The order of things that God created can be divided into three: spiritual creatures (angels), temporal creatures (the universe itself) and a mixture of both (human beings). Human beings were created with both a spiritual part (the eternal soul) and a temporal part (the body). The human composite is ordered to God as its end. This means that we are meant to “rest” in God. Note that this “rest” is not a passive activity, but rather a passing from “glory to glory” in continually growing Love. While such rest can only happen purely in the beatific vision (heaven), humans can nonetheless experience mystical union with God on this earth through contemplation. Contemplation always begins with prayer, which is the mother and origin of all movement toward God.
The human soul ascends to God in a threefold way: through contemplation of the external world, contemplation of its own self, and contemplation that which transcends itself.
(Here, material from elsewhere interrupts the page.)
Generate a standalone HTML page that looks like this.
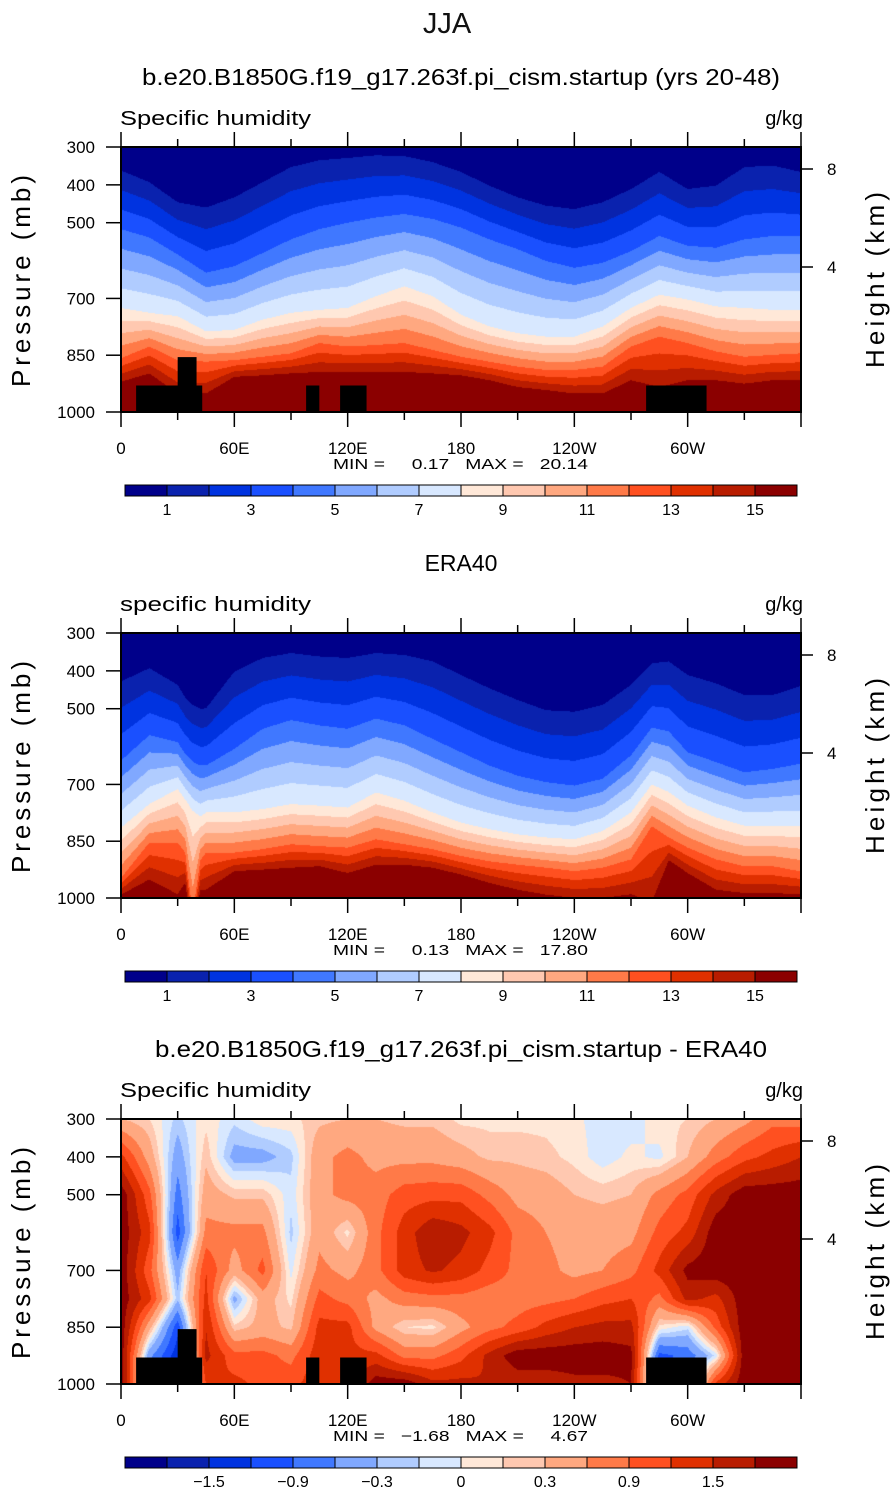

The external world is made up of images, traces, or vestiges of the divine. I subscribe to a sacramental worldview in which every created thing, insofar as it exists, in some way points back to God. Likewise, the powers of the soul (memory, intellect, and will) point back to the Triune God both through their existence and in their operation. God’s eternal attributes transcend the human mind, and these are on the one hand attributes of Being (which show that God is First Principle and Cause) and attributes of Goodness (which show that God is Relational and Communal with God’s self and with humanity). Sin is what holds us back from union with God. The Catholic tradition divides sins into mortal and venial. Both sins deserve punishment. Mortal sins deserve eternal damnation. These sins are rational and free choices that concern “grave matter,” such as breaking the Ten Commandments.
Jesus Christ was free from all sin. As God he cannot sin, and as man he was so closely united to God (through the communication of idioms, a philosophical term for the way the uncreated Word communicates with the created human soul of Christ) that he lived a perfect human life. Christ lives in the heart of a Christian through the Holy Spirit. As Ephesians 3:14–19 states, he gives us “love that surpasses knowledge—that [we] may be filled to the measure of all the fullness of God.” This is what the Eastern Church calls divinization and the Western Church calls being conformed to Christ. This is the goal of the ascent of the soul into God. Along the way to God, I am guided by canonical Scripture, itself both divine and human in authorship, signifying the hypostatic union effected in Jesus Christ). I am also guided by Tradition, or what has been “handed down” to us from the times of the first believers, and by “Magisterium,” or the teaching authority of the Roman Church.
Thank you for listening, and I look forward to future conversations with all of you!